-- Supplied information start --
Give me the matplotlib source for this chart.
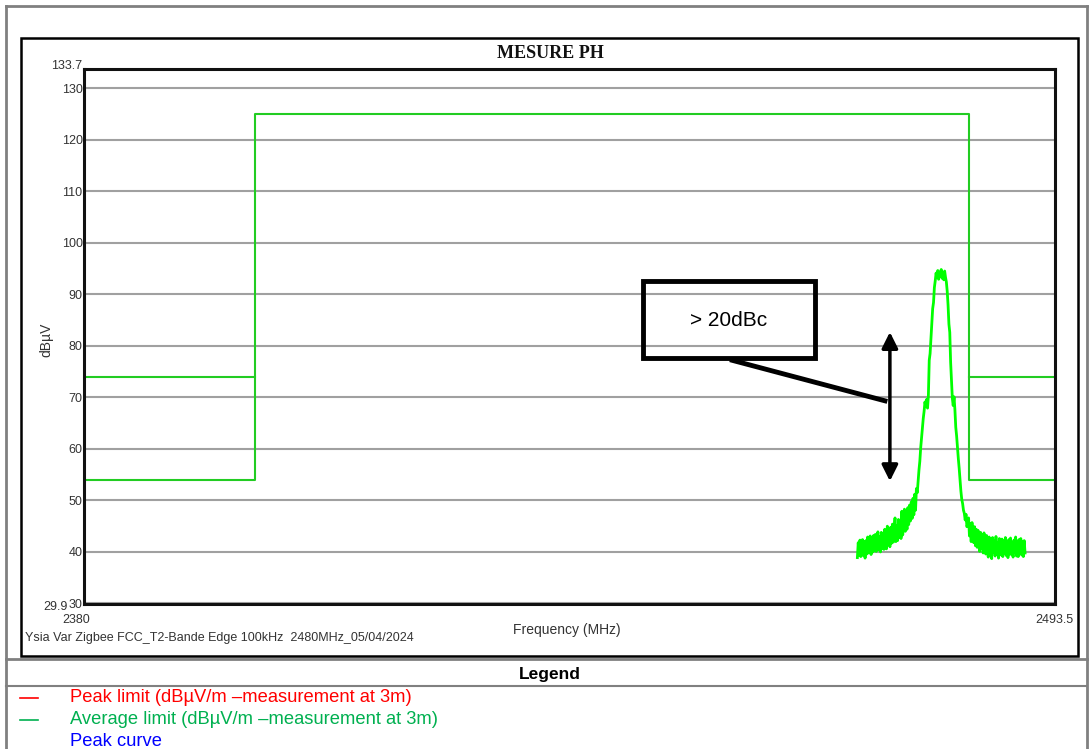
import numpy as np
import matplotlib.pyplot as plt
from matplotlib.patches import Rectangle

plt.rcParams['font.family'] = ['Liberation Sans', 'DejaVu Sans']

# band edge limits (MHz, dBuV)
f_start = 2380
f_stop = 2493.5
band_low = 2400
band_high = 2483.5
limit_avg = 54
limit_peak = 74
limit_inband = 125
y_min = 29.9
y_max = 133.7
y_ticks = [30, 40, 50, 60, 70, 80, 90, 100, 110, 120, 130]

# measured sweep, 0.1 MHz steps from 2470.4 to 2490.0 MHz
sweep_start = 2470.4
sweep_step = 0.1
level = [
    38.9, 41.8, 39.4, 42.3, 39.1, 41.6, 42.4, 39.3, 42.0, 38.8,
    42.2, 39.6, 42.9, 39.8, 41.7, 43.1, 39.5, 42.6, 40.0, 43.2,
    40.2, 43.4, 40.1, 42.5, 43.9, 40.4, 43.0, 40.0, 43.8, 40.7,
    43.3, 40.5, 44.4, 41.1, 40.6, 45.0, 41.4, 44.2, 41.0, 44.8,
    41.7, 45.4, 41.9, 44.5, 46.6, 42.0, 45.1, 42.2, 46.3, 42.8,
    45.7, 42.6, 47.9, 43.3, 46.2, 48.3, 44.0, 47.2, 44.4, 48.6,
    45.3, 49.1, 46.0, 49.7, 46.5, 50.4, 47.2, 51.2, 48.1, 52.3,
    51.5, 53.8, 55.9, 57.6, 60.2, 62.1, 63.8, 65.9, 67.3, 69.1,
    68.2, 69.6, 67.9, 70.4, 77.2, 78.5, 81.3, 83.9, 87.2, 88.4,
    91.3, 92.6, 94.1, 93.2, 94.6, 92.9, 94.3, 93.5, 94.8, 93.1,
    94.0, 92.8, 94.5, 93.3, 92.4, 90.6, 87.9, 84.2, 82.6, 76.8,
    73.5, 69.8, 68.4, 70.1, 67.6, 64.2, 62.5, 60.3, 58.1, 56.2,
    53.9, 51.8, 50.2, 49.4, 48.1, 47.5, 46.2, 47.3, 44.9, 45.4,
    46.6, 43.1, 45.5, 42.0, 45.7, 42.4, 41.8, 44.9, 41.2, 44.4,
    40.9, 44.2, 41.4, 40.1, 43.8, 40.7, 43.4, 39.8, 43.7, 40.5,
    39.6, 43.2, 40.3, 39.0, 42.9, 39.9, 42.4, 38.7, 42.8, 40.0,
    42.2, 39.2, 43.0, 39.7, 41.8, 38.8, 42.6, 40.1, 39.4, 42.5,
    39.1, 42.1, 39.8, 42.8, 39.3, 41.9, 38.9, 42.4, 39.6, 42.7,
    39.5, 41.8, 39.0, 42.3, 39.9, 42.9, 39.2, 42.1, 39.1, 42.4,
    39.7, 42.6, 39.4, 42.0, 39.1, 42.2, 39.8,
]
freq = sweep_start + sweep_step * np.arange(len(level))

W, H = 1089, 749
fig = plt.figure(figsize=(W / 100, H / 100), dpi=100)

# page layer in pixel coordinates
bg = fig.add_axes([0, 0, 1, 1])
bg.set_xlim(0, W)
bg.set_ylim(H, 0)
bg.axis('off')

gray = '#808080'
bg.plot([6, 6], [6, H], color=gray, lw=2)
bg.plot([6, 1087], [6, 6], color=gray, lw=2)
bg.plot([1087, 1087], [6, H], color=gray, lw=2)
bg.plot([6, 1087], [659, 659], color=gray, lw=2)
bg.plot([6, 1087], [686, 686], color=gray, lw=1.5)
bg.add_patch(Rectangle((21, 38), 1057, 618, fill=False, ec='black', lw=1.8))

txt_col = '#333333'
bg.text(550, 54, 'MESURE PH', family='Liberation Serif', weight='bold',
        fontsize=13, ha='center', va='center', color='#111111')
bg.text(82, 66, '133.7', fontsize=9, ha='right', va='center', color=txt_col)
bg.text(68, 607, '29.9', fontsize=9, ha='right', va='center', color=txt_col)
bg.text(76, 620, '2380', fontsize=9, ha='center', va='center', color=txt_col)
bg.text(1054, 620, '2493.5', fontsize=9, ha='center', va='center', color=txt_col)
bg.text(46, 340, 'dBµV', fontsize=10, rotation=90, ha='center', va='center', color=txt_col)
bg.text(567, 630, 'Frequency (MHz)', fontsize=10, ha='center', va='center', color=txt_col)
bg.text(25, 638, 'Ysia Var Zigbee FCC_T2-Bande Edge 100kHz  2480MHz_05/04/2024',
        fontsize=9, ha='left', va='center', color=txt_col)

bg.text(550, 674, 'Legend', fontsize=12.5, weight='bold', ha='center', va='center')
legend_rows = [
    ('Peak limit (dBµV/m –measurement at 3m)', '#ff0000', True),
    ('Average limit (dBµV/m –measurement at 3m)', '#00b050', True),
    ('Peak curve', '#0000ff', False),
]
for i, (label, col, dash) in enumerate(legend_rows):
    yy = 697 + 22 * i
    if dash:
        bg.plot([20, 38], [yy + 1, yy + 1], color=col, lw=1.2)
    bg.text(70, yy, label, fontsize=13.2, color=col, ha='left', va='center')

# chart
ax = fig.add_axes([84 / W, (H - 604) / H, 971 / W, 535 / H])
ax.set_xlim(f_start, f_stop)
ax.set_ylim(y_min, y_max)
ax.set_yticks(y_ticks)
ax.set_yticklabels([str(t) for t in y_ticks], fontsize=9, color=txt_col)
ax.set_xticks([])
ax.tick_params(axis='y', length=0, pad=1)
ax.grid(axis='y', color='#a0a0a0', lw=1.5)
ax.set_axisbelow(True)
for s in ax.spines.values():
    s.set_linewidth(2.2)
    s.set_color('#111111')

lim_col = '#22cc22'
ax.plot([f_start, band_low, band_low, band_high, band_high, f_stop],
        [limit_avg, limit_avg, limit_inband, limit_inband, limit_avg, limit_avg],
        color=lim_col, lw=1.5)
ax.plot([f_start, band_low], [limit_peak, limit_peak], color=lim_col, lw=1.5)
ax.plot([band_high, f_stop], [limit_peak, limit_peak], color=lim_col, lw=1.5)

ax.plot(freq, level, color='#00ff00', lw=2.0)

# delta annotation
ax.add_patch(Rectangle((2445.3, 77.7), 20.1, 14.9, fill=False, ec='black', lw=3.5, zorder=5))
ax.text(2455.4, 85.0, '> 20dBc', fontsize=15, ha='center', va='center', zorder=5)
ax.plot([2455.5, 2473.9], [77.3, 69.2], color='black', lw=3.5, solid_capstyle='butt', zorder=5)
ax.annotate('', xy=(2474.2, 83.2), xytext=(2474.2, 53.2),
            arrowprops=dict(arrowstyle='<|-|>', color='black', lw=2.5,
                            mutation_scale=24), zorder=5)

fig.savefig('out.png', dpi=100)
-- Supplied information end --
Task goal: Where a line holds the string "chart", copy that line.

Response for this exercise:
Give me the matplotlib source for this chart.
# chart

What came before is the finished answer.